Test out chains of a few different weights with your fabric before applying. The right weight depends on the length of the skirt and the stretchiness of your fabric. For example, you don’t want to pair a very stretchy polyester jersey with a heavy chain, as that will most likely end up weighing the fabric down and distorting the fabric.
Chanel jackets use this chain-weighting technique, and it works equally well here, to make sure the entire skirt hem hangs properly. The interfacing also helps make the hem stay crisp, adding to the polished look of the garment.
Fun fact—the Queen of England also adds weights to her hems to preserve her royal modesty.
The classic way to chain-weight the hem is to sew the chain to the finished hem by hand. However, I prefer the chain to be enclosed within the fabric so I can wash the dress without worrying about the chain catching on the garment.
To do this, I interface the hem of my skirt, press the hem up and sew it down to create a channel. Then, thread the chain through the channel, just like you would do with elastic.
I then add a few hand stitches at various points around the hem, to prevent the chain from moving inside the channel.

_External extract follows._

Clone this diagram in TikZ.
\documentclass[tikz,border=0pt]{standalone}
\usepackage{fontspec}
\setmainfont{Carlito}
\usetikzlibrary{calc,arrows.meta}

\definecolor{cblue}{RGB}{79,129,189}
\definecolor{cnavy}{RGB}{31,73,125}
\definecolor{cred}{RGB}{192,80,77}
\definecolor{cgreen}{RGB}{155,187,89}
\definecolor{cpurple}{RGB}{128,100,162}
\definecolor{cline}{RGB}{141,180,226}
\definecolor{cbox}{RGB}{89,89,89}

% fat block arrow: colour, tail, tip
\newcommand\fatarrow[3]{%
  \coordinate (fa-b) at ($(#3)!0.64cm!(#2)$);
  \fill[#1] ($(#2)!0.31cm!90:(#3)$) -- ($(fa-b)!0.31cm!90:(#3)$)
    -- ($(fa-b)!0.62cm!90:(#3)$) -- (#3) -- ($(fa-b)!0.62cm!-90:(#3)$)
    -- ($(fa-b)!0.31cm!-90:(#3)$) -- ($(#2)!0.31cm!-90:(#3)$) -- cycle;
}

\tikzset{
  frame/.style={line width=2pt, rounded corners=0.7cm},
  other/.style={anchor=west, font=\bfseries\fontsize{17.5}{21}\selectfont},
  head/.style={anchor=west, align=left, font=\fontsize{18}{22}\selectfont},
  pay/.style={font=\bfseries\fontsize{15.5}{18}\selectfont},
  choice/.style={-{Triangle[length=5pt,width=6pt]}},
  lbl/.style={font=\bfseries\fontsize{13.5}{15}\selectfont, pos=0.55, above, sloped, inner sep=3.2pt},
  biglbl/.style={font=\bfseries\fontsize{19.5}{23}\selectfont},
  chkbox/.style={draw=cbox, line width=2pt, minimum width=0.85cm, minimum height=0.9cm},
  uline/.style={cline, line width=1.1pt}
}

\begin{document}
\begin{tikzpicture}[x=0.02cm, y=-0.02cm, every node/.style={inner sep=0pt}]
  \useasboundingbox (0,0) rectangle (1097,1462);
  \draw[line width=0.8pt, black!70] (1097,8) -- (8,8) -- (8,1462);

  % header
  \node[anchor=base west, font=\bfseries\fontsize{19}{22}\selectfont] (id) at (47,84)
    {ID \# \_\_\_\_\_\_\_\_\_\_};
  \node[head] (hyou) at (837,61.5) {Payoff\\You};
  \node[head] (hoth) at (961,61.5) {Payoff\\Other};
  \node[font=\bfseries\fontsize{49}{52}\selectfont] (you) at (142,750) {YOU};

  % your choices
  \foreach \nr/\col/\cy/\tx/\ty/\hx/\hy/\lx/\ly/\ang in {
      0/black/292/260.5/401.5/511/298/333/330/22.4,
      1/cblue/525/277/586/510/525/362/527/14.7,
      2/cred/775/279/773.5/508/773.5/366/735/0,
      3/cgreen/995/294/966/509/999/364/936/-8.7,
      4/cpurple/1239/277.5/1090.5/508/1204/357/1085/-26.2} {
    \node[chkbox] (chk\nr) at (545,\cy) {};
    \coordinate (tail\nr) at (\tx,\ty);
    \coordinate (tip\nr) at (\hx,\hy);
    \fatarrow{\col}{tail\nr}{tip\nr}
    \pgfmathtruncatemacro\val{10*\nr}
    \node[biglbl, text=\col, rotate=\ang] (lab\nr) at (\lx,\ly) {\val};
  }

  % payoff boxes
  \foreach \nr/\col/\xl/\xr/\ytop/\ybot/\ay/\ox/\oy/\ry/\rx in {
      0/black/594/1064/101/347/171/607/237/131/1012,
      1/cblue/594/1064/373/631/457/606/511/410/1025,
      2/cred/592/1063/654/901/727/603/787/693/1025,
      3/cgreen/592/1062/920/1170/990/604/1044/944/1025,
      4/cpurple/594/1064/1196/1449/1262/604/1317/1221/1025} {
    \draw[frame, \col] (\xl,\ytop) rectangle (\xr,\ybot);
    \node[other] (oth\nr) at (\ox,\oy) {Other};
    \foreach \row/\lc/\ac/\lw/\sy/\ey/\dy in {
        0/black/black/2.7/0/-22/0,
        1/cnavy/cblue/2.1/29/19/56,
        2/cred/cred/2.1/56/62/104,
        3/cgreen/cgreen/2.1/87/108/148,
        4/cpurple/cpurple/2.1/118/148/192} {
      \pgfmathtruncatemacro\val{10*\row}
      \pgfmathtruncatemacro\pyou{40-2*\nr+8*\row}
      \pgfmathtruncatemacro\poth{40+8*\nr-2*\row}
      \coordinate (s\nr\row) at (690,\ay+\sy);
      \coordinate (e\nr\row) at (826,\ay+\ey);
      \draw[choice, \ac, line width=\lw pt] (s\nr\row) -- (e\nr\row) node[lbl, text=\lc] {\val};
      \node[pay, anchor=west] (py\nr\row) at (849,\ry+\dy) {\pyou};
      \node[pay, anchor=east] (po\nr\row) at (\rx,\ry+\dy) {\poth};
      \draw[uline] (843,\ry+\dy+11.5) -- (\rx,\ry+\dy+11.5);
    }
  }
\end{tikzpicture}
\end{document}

Another finishing touch to consider is to reinforce the gap where the waist ties pass through the side of the front bodice. If you are planning to wrap the waist ties all the way around and tie in the front, then you can probably skip this step, as the waist ties will wrap around and cover up the gap. However, if you are planning to tie the waist ties in the back, without wrapping them around the waist once, then you may have an unsightly bulge at the gap because the fabric does not have enough structure to lay flat.
If you want to get rid of this bulge and achieve a more polished look, consider applying an oval eyelet to the area. This eyelet will give the gap the structure it needs to lay flat. Don’t forget to interface the fabric around the gap before applying the eyelet; the fabric needs this extra stiffness to hold the eyelet in place.
With these final steps completed, you and your wrap dress are ready to face the world, fully confident that the dress will stay in place and the hem will not fly up in inclement weather.